Source code of charts:
======

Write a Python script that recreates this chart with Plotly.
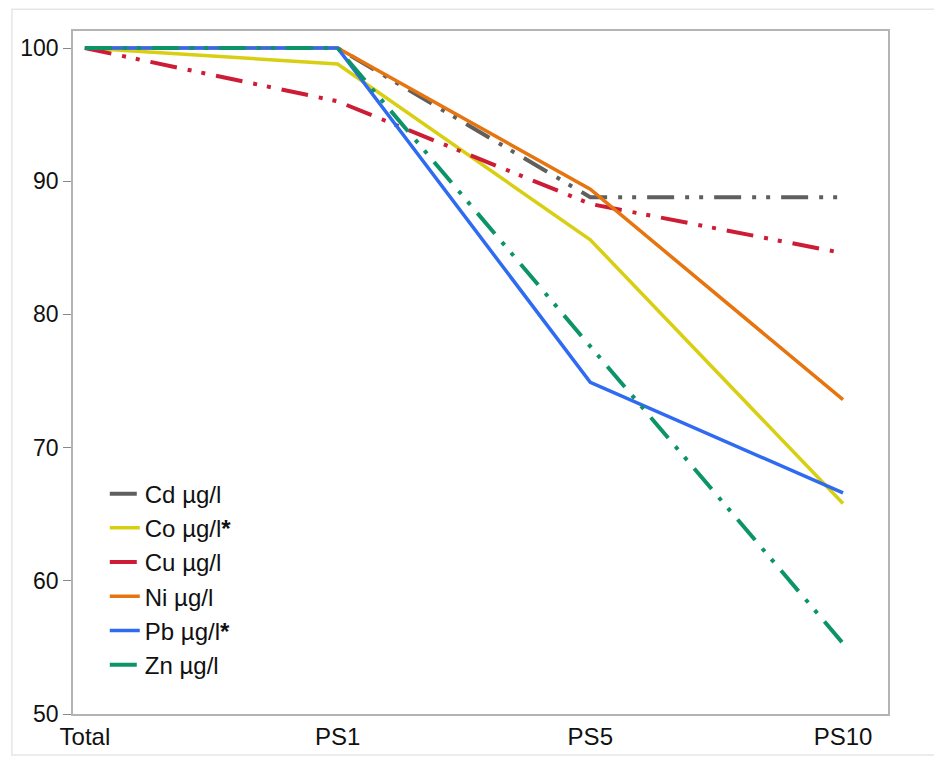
import plotly.graph_objects as go

categories = ["Total", "PS1", "PS5", "PS10"]
cd = [100, 100, 88.8, 88.8]
co = [100, 98.8, 85.6, 65.8]
cu = [100, 96.0, 88.3, 84.6]
ni = [100, 100, 89.4, 73.6]
pb = [100, 100, 74.9, 66.6]
zn = [100, 100, 77.6, 55.3]

series = [
    ("Cd µg/l", cd, "#5f5f5f", "27px,11px,4px,10px,4px,11px", 4),
    ("Co µg/l<b>*</b>", co, "#d9cf12", "solid", 3.5),
    ("Cu µg/l", cu, "#cc1c36", "27px,11px,4px,10px,4px,11px", 4),
    ("Ni µg/l", ni, "#e6740f", "solid", 3.5),
    ("Pb µg/l<b>*</b>", pb, "#2f6bf2", "solid", 3.5),
    ("Zn µg/l", zn, "#0c9468", "27px,11px,4px,10px,4px,11px", 4),
]

fig = go.Figure()
xs = list(range(len(categories)))
for name, vals, color, dash, w in series:
    fig.add_trace(go.Scatter(x=xs, y=vals, mode="lines", name=name,
                             line=dict(color=color, dash=dash, width=w)))

font = "Liberation Sans, Arial, sans-serif"
fig.update_layout(
    width=934, height=758,
    margin=dict(l=73, r=46, t=31, b=44),
    paper_bgcolor="white", plot_bgcolor="white",
    font=dict(family=font, size=24, color="#111111"),
    showlegend=True,
    legend=dict(x=0.039, y=0.355, xanchor="left", yanchor="top",
                bgcolor="rgba(0,0,0,0)", font=dict(size=24, family=font),
                itemwidth=30, tracegroupgap=0),
    xaxis=dict(range=[-0.047, 3.178], tickmode="array", tickvals=xs,
               ticktext=categories, showgrid=False, zeroline=False,
               showline=True, linecolor="#b4b4b4", linewidth=1.5, mirror=True,
               ticks="", automargin=False, tickfont=dict(size=24, family=font)),
    yaxis=dict(range=[50, 101.28], tickvals=[50, 60, 70, 80, 90, 100],
               showgrid=False, zeroline=False, showline=True,
               linecolor="#b4b4b4", linewidth=1.5, mirror=True,
               ticks="outside", ticklen=8, tickcolor="#888888", automargin=False,
               tickfont=dict(size=23, family=font)),
    shapes=[dict(type="rect", xref="paper", yref="paper",
                 x0=-0.075, x1=1.1, y0=-0.06, y1=1.032,
                 line=dict(color="#e6e6e6", width=1.5), layer="below")],
)

fig.write_html("out.html")
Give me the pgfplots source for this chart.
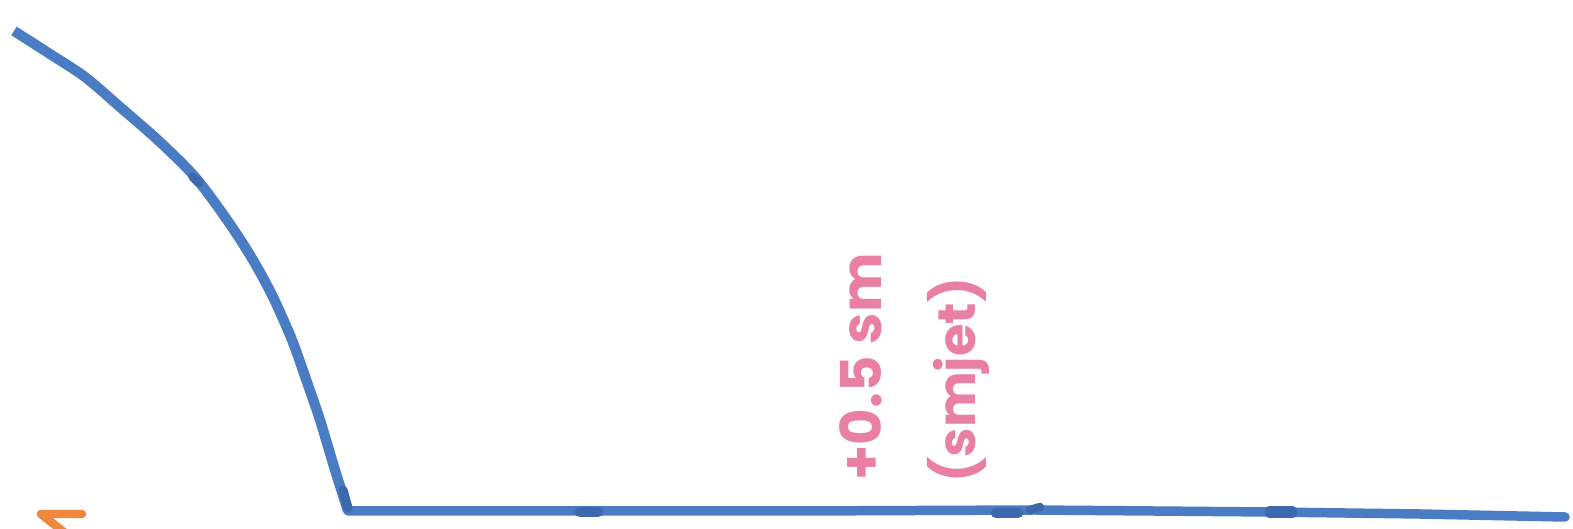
\documentclass[border=0pt]{standalone}
\usepackage{fontspec}
\setmainfont{Poppins}[BoldFont={* Bold}]
\usepackage{pgfplots}
\pgfplotsset{compat=1.18}
\definecolor{penblue}{HTML}{4A7CC4}
\definecolor{darkblue}{HTML}{3D68AE}
\definecolor{penpink}{HTML}{E97FA3}
\definecolor{penorange}{HTML}{F0873F}
\begin{document}
\begin{tikzpicture}
\useasboundingbox (0,0) rectangle (15.73cm,5.29cm);
\begin{axis}[
    at={(0,0)},
    anchor=south west,
    scale only axis,
    width=15.73cm,
    height=5.29cm,
    xmin=0, xmax=1573,
    ymin=0, ymax=529,
    y dir=reverse,
    hide axis,
    clip=true,
]
    % falling part
    \addplot[penblue, line width=2.9pt, smooth, tension=0.5] coordinates {
        (14,31) (50,54) (85,77) (120,107) (160,142) (195,177) (225,217)
        (250,255) (272,295) (292,340) (308,385) (320,420) (335,470) (348,511)
    };
    % flat part
    \addplot[penblue, line width=2.7pt, line cap=round] coordinates {
        (348,511) (600,511) (800,511) (1035,510) (1270,512) (1420,514) (1565,517)
    };
    % heavier pen spots
    \addplot[darkblue, line width=3pt, line cap=round] coordinates {(580,512) (598,512)};
    \addplot[darkblue, line width=3pt, line cap=round] coordinates {(996,513) (1018,513)};
    \addplot[darkblue, line width=2.4pt, line cap=round] coordinates {(1030,510) (1040,507)};
    \addplot[darkblue, line width=3.2pt, line cap=round] coordinates {(1270,512) (1292,512)};
    \addplot[darkblue, line width=2.6pt, line cap=round] coordinates {(193,177) (199,183)};
    \addplot[darkblue, line width=2.6pt, line cap=round] coordinates {(343,490) (348,508)};
    % orange fragment, runs off the bottom
    \addplot[penorange, line width=2.4pt, line join=round, line cap=round] coordinates {
        (82,514) (41,514) (70,537)
    };
    \node[rotate=90, text=penpink, font=\fontsize{16}{16}\selectfont\bfseries, inner sep=0pt]
        at (axis cs:861,367) {+0.5 sm};
    \node[rotate=90, text=penpink, font=\fontsize{15}{15}\selectfont\bfseries, inner sep=0pt]
        at (axis cs:958,380) {(smjet)};
\end{axis}
\end{tikzpicture}
\end{document}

======

### Given exercise:
Repeat the data above exactly, but not the pictures.

### Full solution:
Write a Python script that recreates this chart with Plotly.
import plotly.graph_objects as go

categories = ["Total", "PS1", "PS5", "PS10"]
cd = [100, 100, 88.8, 88.8]
co = [100, 98.8, 85.6, 65.8]
cu = [100, 96.0, 88.3, 84.6]
ni = [100, 100, 89.4, 73.6]
pb = [100, 100, 74.9, 66.6]
zn = [100, 100, 77.6, 55.3]

series = [
    ("Cd µg/l", cd, "#5f5f5f", "27px,11px,4px,10px,4px,11px", 4),
    ("Co µg/l<b>*</b>", co, "#d9cf12", "solid", 3.5),
    ("Cu µg/l", cu, "#cc1c36", "27px,11px,4px,10px,4px,11px", 4),
    ("Ni µg/l", ni, "#e6740f", "solid", 3.5),
    ("Pb µg/l<b>*</b>", pb, "#2f6bf2", "solid", 3.5),
    ("Zn µg/l", zn, "#0c9468", "27px,11px,4px,10px,4px,11px", 4),
]

fig = go.Figure()
xs = list(range(len(categories)))
for name, vals, color, dash, w in series:
    fig.add_trace(go.Scatter(x=xs, y=vals, mode="lines", name=name,
                             line=dict(color=color, dash=dash, width=w)))

font = "Liberation Sans, Arial, sans-serif"
fig.update_layout(
    width=934, height=758,
    margin=dict(l=73, r=46, t=31, b=44),
    paper_bgcolor="white", plot_bgcolor="white",
    font=dict(family=font, size=24, color="#111111"),
    showlegend=True,
    legend=dict(x=0.039, y=0.355, xanchor="left", yanchor="top",
                bgcolor="rgba(0,0,0,0)", font=dict(size=24, family=font),
                itemwidth=30, tracegroupgap=0),
    xaxis=dict(range=[-0.047, 3.178], tickmode="array", tickvals=xs,
               ticktext=categories, showgrid=False, zeroline=False,
               showline=True, linecolor="#b4b4b4", linewidth=1.5, mirror=True,
               ticks="", automargin=False, tickfont=dict(size=24, family=font)),
    yaxis=dict(range=[50, 101.28], tickvals=[50, 60, 70, 80, 90, 100],
               showgrid=False, zeroline=False, showline=True,
               linecolor="#b4b4b4", linewidth=1.5, mirror=True,
               ticks="outside", ticklen=8, tickcolor="#888888", automargin=False,
               tickfont=dict(size=23, family=font)),
    shapes=[dict(type="rect", xref="paper", yref="paper",
                 x0=-0.075, x1=1.1, y0=-0.06, y1=1.032,
                 line=dict(color="#e6e6e6", width=1.5), layer="below")],
)

fig.write_html("out.html")
Give me the pgfplots source for this chart.
\documentclass[border=0pt]{standalone}
\usepackage{fontspec}
\setmainfont{Poppins}[BoldFont={* Bold}]
\usepackage{pgfplots}
\pgfplotsset{compat=1.18}
\definecolor{penblue}{HTML}{4A7CC4}
\definecolor{darkblue}{HTML}{3D68AE}
\definecolor{penpink}{HTML}{E97FA3}
\definecolor{penorange}{HTML}{F0873F}
\begin{document}
\begin{tikzpicture}
\useasboundingbox (0,0) rectangle (15.73cm,5.29cm);
\begin{axis}[
    at={(0,0)},
    anchor=south west,
    scale only axis,
    width=15.73cm,
    height=5.29cm,
    xmin=0, xmax=1573,
    ymin=0, ymax=529,
    y dir=reverse,
    hide axis,
    clip=true,
]
    % falling part
    \addplot[penblue, line width=2.9pt, smooth, tension=0.5] coordinates {
        (14,31) (50,54) (85,77) (120,107) (160,142) (195,177) (225,217)
        (250,255) (272,295) (292,340) (308,385) (320,420) (335,470) (348,511)
    };
    % flat part
    \addplot[penblue, line width=2.7pt, line cap=round] coordinates {
        (348,511) (600,511) (800,511) (1035,510) (1270,512) (1420,514) (1565,517)
    };
    % heavier pen spots
    \addplot[darkblue, line width=3pt, line cap=round] coordinates {(580,512) (598,512)};
    \addplot[darkblue, line width=3pt, line cap=round] coordinates {(996,513) (1018,513)};
    \addplot[darkblue, line width=2.4pt, line cap=round] coordinates {(1030,510) (1040,507)};
    \addplot[darkblue, line width=3.2pt, line cap=round] coordinates {(1270,512) (1292,512)};
    \addplot[darkblue, line width=2.6pt, line cap=round] coordinates {(193,177) (199,183)};
    \addplot[darkblue, line width=2.6pt, line cap=round] coordinates {(343,490) (348,508)};
    % orange fragment, runs off the bottom
    \addplot[penorange, line width=2.4pt, line join=round, line cap=round] coordinates {
        (82,514) (41,514) (70,537)
    };
    \node[rotate=90, text=penpink, font=\fontsize{16}{16}\selectfont\bfseries, inner sep=0pt]
        at (axis cs:861,367) {+0.5 sm};
    \node[rotate=90, text=penpink, font=\fontsize{15}{15}\selectfont\bfseries, inner sep=0pt]
        at (axis cs:958,380) {(smjet)};
\end{axis}
\end{tikzpicture}
\end{document}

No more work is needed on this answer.